There was a light at the end of the tunnel at this point and I didn’t want to make a wrong move with color choice. I knew I wanted to paint the cabinets for several reasons. One, I had done so many modifications to the cabinets that I needed to unify them using paint and two, painted cabinets are very appropriate in a historic home. Do I play it safe and paint them white or do I venture out on a limb and go with the unexpected? As you can see I climbed out on that limb and I’m so glad I did. It’s a Benjamin Moore paint product that was highly recommended by those in the business. I did a lot of research in this area as I know painting cabinets can go horribly wrong if you do not prep properly and/or use the proper products. After two days of prep (lightly sanding and wiping down then taking off all doors and drawers and making a map so I would remember where it all goes), it was time to prime. That took a day to roll base cabinets and a day to spray doors and drawers (the spraying was done by a contractor) and that’s the grey color you see. The final color (Sherwin Williams pewter green) took another couple of days and by the end of the week I had glorious deep green/gray kitchen cabinets. As of now I can say I loved this Benjamin Moore cabinet paint product. ($150 for a gallon of primer and a gallon of paint, sanding blocks and small felt roller). The color coat is a self leveling, latex paint that is a dream to work with. As for its durability, its sold as being as close to an oil base as you can get….thus being very durable. It’s only been a week so the verdict is still out on durability. I’ll let you know if a couple of months if the paint is holding up to the beating my family puts on our kitchen. I am in love with the pewter green!

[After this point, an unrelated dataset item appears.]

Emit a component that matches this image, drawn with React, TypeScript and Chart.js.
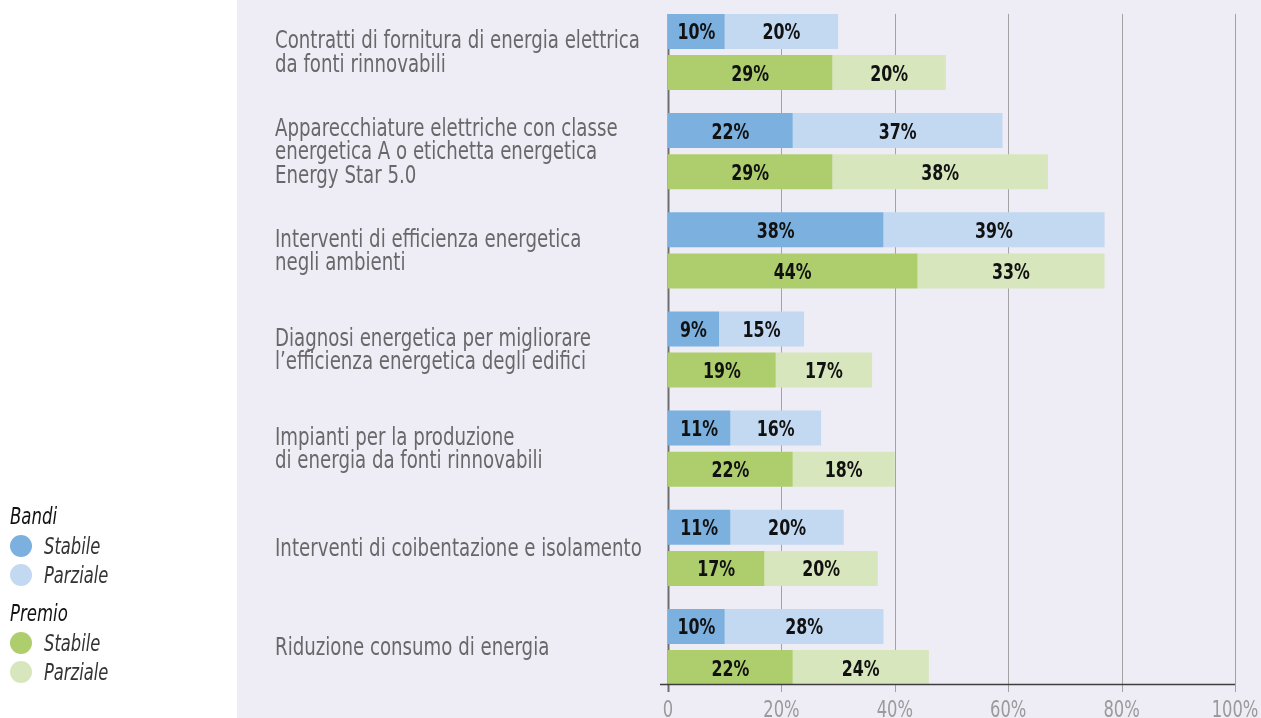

Finally, it was time for the backsplash. There were lots of options, but I landed on a simple subway tile that could be done for $75. It’s easy to install and is very in keeping with the age of our home. Of course, it wasn’t until after I started tiling that I realized I forgot to buy spacers. So, I improvised and use coins from our coin jar. Problem solved! I choose a grout that would create a seamless look and allow the quartz counters to be the star of the show. I’m pleased with how it turned out and I did it all for under $100 including grout and tile adhesive.
And now with the switch plate installed to the left of the sink, our kitchen renovation is done! The floors are still untouched, but I’ll get to them eventually. I’m thrilled with what I was able to accomplish on such a tight budget (under $6500) with this kitchen renovation. It took 5 months and a lot of hard work, but I do feel it increases the functionality of our home while still honoring its historic nature. This vintage drafting stool was a resale shop find and it fits perfectly under the island. It mirrors the industrial nature of the powder room barn door hardware-yippee! I’m still waiting on some fantastic roman shades for the windows by the stove and I will post an update as soon as they are in. So now you know what I’ve been up to for the last several months….I hope you find some inspiration in here somewhere to try something new, create a hygge space or to just find beauty in your surroundings. We all deserve to be surrounded with things we find beautiful! A big salute to those of you who made it to the end of this post!!!!! Tee tee! Bravo!